STORED DATA
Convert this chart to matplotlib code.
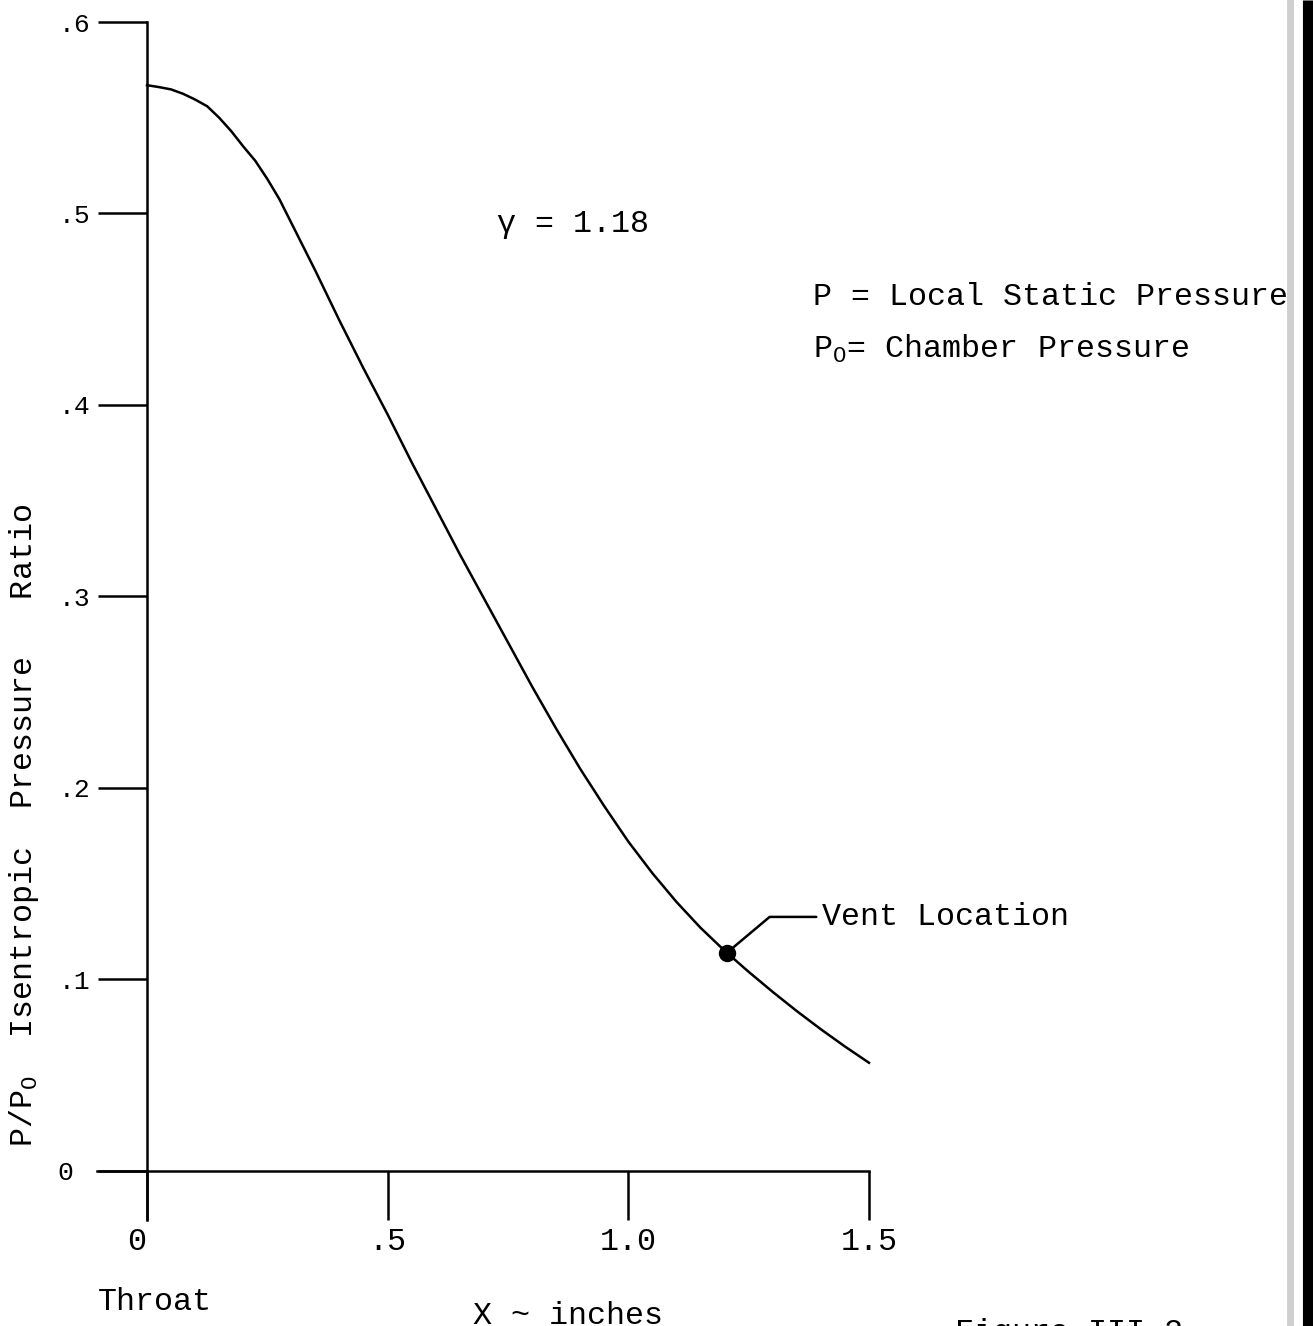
"""
Isentropic pressure ratio along the nozzle wall
P/Po vs distance from throat, with the vent location marked
"""

import matplotlib
matplotlib.use("Agg")
import matplotlib.pyplot as plt
from matplotlib.lines import Line2D

# curve values
x_inches = [0.000, 0.025, 0.050, 0.075, 0.100, 0.125, 0.150, 0.175, 0.200, 0.225,
            0.250, 0.275, 0.300, 0.350, 0.400, 0.450, 0.500, 0.550, 0.600, 0.650,
            0.700, 0.750, 0.800, 0.850, 0.900, 0.950, 1.000, 1.050, 1.100, 1.150,
            1.200, 1.250, 1.300, 1.350, 1.400, 1.450, 1.500]
p_ratio = [0.567, 0.566, 0.5648, 0.5625, 0.5595, 0.556, 0.550, 0.543, 0.535, 0.5275,
           0.518, 0.5075, 0.495, 0.470, 0.444, 0.419, 0.395, 0.370, 0.346, 0.322,
           0.299, 0.276, 0.253, 0.231, 0.210, 0.1905, 0.172, 0.1555, 0.1405, 0.127,
           0.115, 0.104, 0.0935, 0.0835, 0.074, 0.065, 0.0565]

vent_x = 1.205
vent_y = 0.114

x_ticks = [0.0, 0.5, 1.0, 1.5]
x_tick_labels = ["0 ", ".5", "1.0", "1.5"]
y_ticks = [0.0, 0.1, 0.2, 0.3, 0.4, 0.5, 0.6]
y_tick_labels = ["0 ", ".1", ".2", ".3", ".4", ".5", ".6"]

MONO = ["Liberation Mono", "DejaVu Sans Mono"]
plt.rcParams["font.family"] = MONO
plt.rcParams["mathtext.fontset"] = "custom"
plt.rcParams["mathtext.rm"] = "Liberation Mono"
plt.rcParams["mathtext.it"] = "Liberation Mono"
plt.rcParams["mathtext.bf"] = "Liberation Mono:bold"

FS = 22.9
LW = 1.8

fig = plt.figure(figsize=(13.13, 13.26), dpi=100)
ax = fig.add_axes([97 / 1313, 106 / 1326, 772 / 1313, 1198 / 1326])
ax.set_xlim(-0.1039, 1.5)
ax.set_ylim(-0.0256, 0.6)

# axes drawn through the origin, like the hand drawn original
for side in ["top", "right"]:
    ax.spines[side].set_visible(False)
ax.spines["left"].set_position(("data", 0))
ax.spines["bottom"].set_position(("data", 0))
for side in ["left", "bottom"]:
    ax.spines[side].set_linewidth(LW)

ax.set_xticks(x_ticks, x_tick_labels, fontsize=FS)
ax.set_yticks(y_ticks, y_tick_labels, fontsize=19)
ax.tick_params(axis="both", direction="out", length=35, width=LW, color="black")
ax.tick_params(axis="x", pad=5)
ax.tick_params(axis="y", pad=6)

# curve + vent point
ax.plot(x_inches, p_ratio, color="black", lw=LW, clip_on=False)
ax.plot(vent_x, vent_y, "o", color="black", ms=11.5, zorder=5, clip_on=False)

ax.annotate("Vent Location", xy=(vent_x, vent_y), xytext=(1.402, 0.1285),
            ha="left", va="baseline", fontsize=FS, annotation_clip=False,
            arrowprops=dict(arrowstyle="-", color="black", lw=LW,
                            connectionstyle="angle,angleA=180,angleB=40,rad=0",
                            shrinkA=2, shrinkB=0, relpos=(0, 0.5)))

# notes
ax.text(0.727, 0.4903, "\u03b3 = 1.18", ha="left", va="baseline", fontsize=FS)
ax.text(1.384, 0.4522, "P = Local Static Pressure", ha="left", va="baseline",
        fontsize=FS, clip_on=False)
ax.text(1.384, 0.4245, "P$_O$= Chamber Pressure", ha="left", va="baseline",
        fontsize=FS, clip_on=False)

ax.text(-0.102, -0.0726, "Throat", ha="left", va="baseline", fontsize=FS, clip_on=False)
ax.text(0.677, -0.0799, "X ~ inches", ha="left", va="baseline", fontsize=FS, clip_on=False)
ax.text(1.679, -0.0768, "Figure III-2", ha="left", va="top", fontsize=FS, clip_on=False)

fig.text(24 / 1313, 1 - 825 / 1326, "P/P$_O$  Isentropic  Pressure   Ratio",
         rotation=90, ha="center", va="center", fontsize=FS)

# page edge of the scan: light stipple line + thick black edge
fig.add_artist(Line2D([1290 / 1313, 1290 / 1313], [0, 1], transform=fig.transFigure,
                      color="#cfcfcf", lw=5, zorder=10))
fig.add_artist(Line2D([1307.5 / 1313, 1307.5 / 1313], [0, 1], transform=fig.transFigure,
                      color="black", lw=8, zorder=10, solid_capstyle="butt"))

fig.savefig("out.png", dpi=100)
print("saved: out.png")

STATED TASK
Look through the material above and pick out each line holding the word "matplotlib".

OUTPUT OF THE TASK
Convert this chart to matplotlib code.
import matplotlib
matplotlib.use("Agg")
import matplotlib.pyplot as plt
from matplotlib.lines import Line2D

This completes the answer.